Data provided>
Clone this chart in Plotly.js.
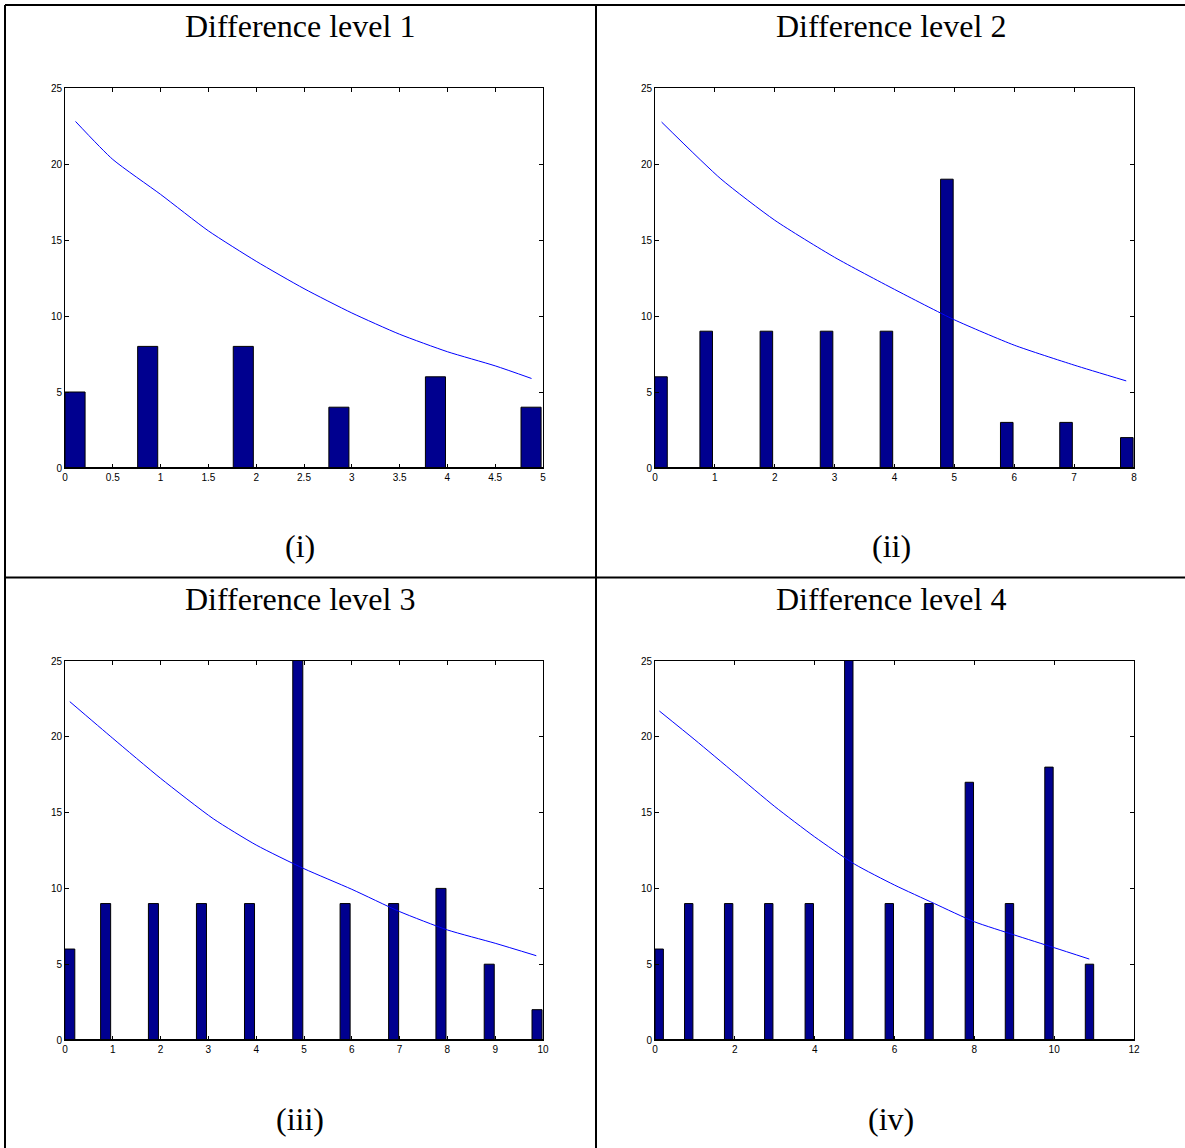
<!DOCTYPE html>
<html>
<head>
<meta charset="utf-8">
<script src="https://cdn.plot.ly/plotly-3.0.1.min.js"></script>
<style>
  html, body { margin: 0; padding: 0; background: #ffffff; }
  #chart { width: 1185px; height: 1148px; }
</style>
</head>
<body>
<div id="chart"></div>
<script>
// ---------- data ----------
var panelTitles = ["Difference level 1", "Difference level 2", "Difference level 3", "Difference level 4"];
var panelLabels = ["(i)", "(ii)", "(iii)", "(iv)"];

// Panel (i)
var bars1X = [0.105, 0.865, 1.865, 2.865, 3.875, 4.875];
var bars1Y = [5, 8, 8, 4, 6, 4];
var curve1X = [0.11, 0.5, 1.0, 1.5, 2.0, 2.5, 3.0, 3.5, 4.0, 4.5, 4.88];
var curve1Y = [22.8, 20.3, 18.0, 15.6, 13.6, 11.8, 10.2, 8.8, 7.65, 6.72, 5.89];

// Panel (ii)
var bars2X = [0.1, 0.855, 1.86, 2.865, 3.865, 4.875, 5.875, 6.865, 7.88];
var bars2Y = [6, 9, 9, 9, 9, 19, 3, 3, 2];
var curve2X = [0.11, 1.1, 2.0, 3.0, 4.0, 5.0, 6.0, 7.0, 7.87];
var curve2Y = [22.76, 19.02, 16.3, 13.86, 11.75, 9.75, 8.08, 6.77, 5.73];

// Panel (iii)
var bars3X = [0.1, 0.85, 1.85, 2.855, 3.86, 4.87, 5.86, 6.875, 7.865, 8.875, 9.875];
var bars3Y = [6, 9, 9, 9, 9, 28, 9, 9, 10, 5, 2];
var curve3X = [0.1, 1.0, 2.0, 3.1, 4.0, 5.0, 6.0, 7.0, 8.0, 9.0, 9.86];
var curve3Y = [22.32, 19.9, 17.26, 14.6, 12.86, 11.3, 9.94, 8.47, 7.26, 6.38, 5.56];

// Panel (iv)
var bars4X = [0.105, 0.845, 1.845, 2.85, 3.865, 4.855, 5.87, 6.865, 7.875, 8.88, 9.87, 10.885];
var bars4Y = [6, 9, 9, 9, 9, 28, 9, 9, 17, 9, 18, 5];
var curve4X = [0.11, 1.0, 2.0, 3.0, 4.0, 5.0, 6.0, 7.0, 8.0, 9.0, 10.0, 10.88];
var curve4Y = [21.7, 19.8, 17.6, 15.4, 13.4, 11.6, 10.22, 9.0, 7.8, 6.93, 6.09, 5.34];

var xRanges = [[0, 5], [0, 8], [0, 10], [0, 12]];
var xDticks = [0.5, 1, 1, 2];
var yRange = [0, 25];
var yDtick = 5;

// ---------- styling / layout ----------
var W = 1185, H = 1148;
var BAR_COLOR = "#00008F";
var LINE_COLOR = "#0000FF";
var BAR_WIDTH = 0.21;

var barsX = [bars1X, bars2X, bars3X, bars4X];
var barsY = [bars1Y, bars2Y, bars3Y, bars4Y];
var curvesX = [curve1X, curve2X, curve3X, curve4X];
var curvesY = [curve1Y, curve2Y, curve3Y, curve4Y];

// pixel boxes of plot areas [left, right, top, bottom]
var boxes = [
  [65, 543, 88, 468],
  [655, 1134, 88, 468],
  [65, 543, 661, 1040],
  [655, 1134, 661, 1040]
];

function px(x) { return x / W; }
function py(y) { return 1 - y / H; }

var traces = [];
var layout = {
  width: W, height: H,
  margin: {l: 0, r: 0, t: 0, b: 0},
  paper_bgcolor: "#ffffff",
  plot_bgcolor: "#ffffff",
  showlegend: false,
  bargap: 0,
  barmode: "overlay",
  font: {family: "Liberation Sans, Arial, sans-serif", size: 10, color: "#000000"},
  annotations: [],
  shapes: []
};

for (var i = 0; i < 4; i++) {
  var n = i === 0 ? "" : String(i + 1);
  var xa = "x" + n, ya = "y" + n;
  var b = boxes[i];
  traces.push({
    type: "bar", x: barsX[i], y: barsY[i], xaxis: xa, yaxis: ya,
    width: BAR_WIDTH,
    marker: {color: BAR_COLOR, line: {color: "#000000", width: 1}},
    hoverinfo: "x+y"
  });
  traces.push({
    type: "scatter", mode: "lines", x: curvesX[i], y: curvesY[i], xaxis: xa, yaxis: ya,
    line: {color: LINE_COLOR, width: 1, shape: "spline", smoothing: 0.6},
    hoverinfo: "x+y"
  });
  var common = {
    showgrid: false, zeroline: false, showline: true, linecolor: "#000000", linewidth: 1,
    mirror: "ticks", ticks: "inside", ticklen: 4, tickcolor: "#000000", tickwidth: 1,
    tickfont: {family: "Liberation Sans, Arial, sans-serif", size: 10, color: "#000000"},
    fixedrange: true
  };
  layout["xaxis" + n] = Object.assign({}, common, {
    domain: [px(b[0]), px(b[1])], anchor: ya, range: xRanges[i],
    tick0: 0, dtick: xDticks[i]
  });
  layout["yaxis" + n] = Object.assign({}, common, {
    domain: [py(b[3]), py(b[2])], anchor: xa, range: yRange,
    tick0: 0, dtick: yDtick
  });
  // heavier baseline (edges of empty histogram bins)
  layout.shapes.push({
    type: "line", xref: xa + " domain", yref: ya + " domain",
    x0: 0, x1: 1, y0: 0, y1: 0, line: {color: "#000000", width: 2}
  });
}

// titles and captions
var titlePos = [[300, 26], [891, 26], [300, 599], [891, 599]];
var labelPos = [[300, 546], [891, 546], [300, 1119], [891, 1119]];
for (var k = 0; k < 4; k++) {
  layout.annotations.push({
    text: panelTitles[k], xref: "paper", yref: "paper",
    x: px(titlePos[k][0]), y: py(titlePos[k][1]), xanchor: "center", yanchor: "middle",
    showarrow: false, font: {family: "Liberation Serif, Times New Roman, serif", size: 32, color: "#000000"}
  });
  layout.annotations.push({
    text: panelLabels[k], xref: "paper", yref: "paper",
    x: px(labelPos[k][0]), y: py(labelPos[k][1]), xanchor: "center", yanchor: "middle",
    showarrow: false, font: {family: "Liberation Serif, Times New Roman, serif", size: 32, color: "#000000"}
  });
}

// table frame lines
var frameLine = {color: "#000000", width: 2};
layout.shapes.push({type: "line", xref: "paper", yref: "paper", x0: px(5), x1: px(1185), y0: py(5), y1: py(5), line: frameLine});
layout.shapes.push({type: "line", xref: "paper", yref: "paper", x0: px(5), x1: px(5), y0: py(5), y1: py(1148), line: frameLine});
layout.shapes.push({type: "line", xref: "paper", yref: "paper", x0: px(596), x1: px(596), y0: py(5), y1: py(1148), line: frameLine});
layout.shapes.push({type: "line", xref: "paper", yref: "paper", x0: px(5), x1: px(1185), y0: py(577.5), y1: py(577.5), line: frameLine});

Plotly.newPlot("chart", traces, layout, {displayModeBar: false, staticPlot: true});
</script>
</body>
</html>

What to produce>
Leave out the pictures. Transcribe only the lines above, from the first through the one that contains "var curvesY = [curve1Y, curve2Y, curve3Y, curve4Y];".

Result below>
Clone this chart in Plotly.js.
<!DOCTYPE html>
<html>
<head>
<meta charset="utf-8">
<script src="https://cdn.plot.ly/plotly-3.0.1.min.js"></script>
<style>
  html, body { margin: 0; padding: 0; background: #ffffff; }
  #chart { width: 1185px; height: 1148px; }
</style>
</head>
<body>
<div id="chart"></div>
<script>
// ---------- data ----------
var panelTitles = ["Difference level 1", "Difference level 2", "Difference level 3", "Difference level 4"];
var panelLabels = ["(i)", "(ii)", "(iii)", "(iv)"];

// Panel (i)
var bars1X = [0.105, 0.865, 1.865, 2.865, 3.875, 4.875];
var bars1Y = [5, 8, 8, 4, 6, 4];
var curve1X = [0.11, 0.5, 1.0, 1.5, 2.0, 2.5, 3.0, 3.5, 4.0, 4.5, 4.88];
var curve1Y = [22.8, 20.3, 18.0, 15.6, 13.6, 11.8, 10.2, 8.8, 7.65, 6.72, 5.89];

// Panel (ii)
var bars2X = [0.1, 0.855, 1.86, 2.865, 3.865, 4.875, 5.875, 6.865, 7.88];
var bars2Y = [6, 9, 9, 9, 9, 19, 3, 3, 2];
var curve2X = [0.11, 1.1, 2.0, 3.0, 4.0, 5.0, 6.0, 7.0, 7.87];
var curve2Y = [22.76, 19.02, 16.3, 13.86, 11.75, 9.75, 8.08, 6.77, 5.73];

// Panel (iii)
var bars3X = [0.1, 0.85, 1.85, 2.855, 3.86, 4.87, 5.86, 6.875, 7.865, 8.875, 9.875];
var bars3Y = [6, 9, 9, 9, 9, 28, 9, 9, 10, 5, 2];
var curve3X = [0.1, 1.0, 2.0, 3.1, 4.0, 5.0, 6.0, 7.0, 8.0, 9.0, 9.86];
var curve3Y = [22.32, 19.9, 17.26, 14.6, 12.86, 11.3, 9.94, 8.47, 7.26, 6.38, 5.56];

// Panel (iv)
var bars4X = [0.105, 0.845, 1.845, 2.85, 3.865, 4.855, 5.87, 6.865, 7.875, 8.88, 9.87, 10.885];
var bars4Y = [6, 9, 9, 9, 9, 28, 9, 9, 17, 9, 18, 5];
var curve4X = [0.11, 1.0, 2.0, 3.0, 4.0, 5.0, 6.0, 7.0, 8.0, 9.0, 10.0, 10.88];
var curve4Y = [21.7, 19.8, 17.6, 15.4, 13.4, 11.6, 10.22, 9.0, 7.8, 6.93, 6.09, 5.34];

var xRanges = [[0, 5], [0, 8], [0, 10], [0, 12]];
var xDticks = [0.5, 1, 1, 2];
var yRange = [0, 25];
var yDtick = 5;

// ---------- styling / layout ----------
var W = 1185, H = 1148;
var BAR_COLOR = "#00008F";
var LINE_COLOR = "#0000FF";
var BAR_WIDTH = 0.21;

var barsX = [bars1X, bars2X, bars3X, bars4X];
var barsY = [bars1Y, bars2Y, bars3Y, bars4Y];
var curvesX = [curve1X, curve2X, curve3X, curve4X];
var curvesY = [curve1Y, curve2Y, curve3Y, curve4Y];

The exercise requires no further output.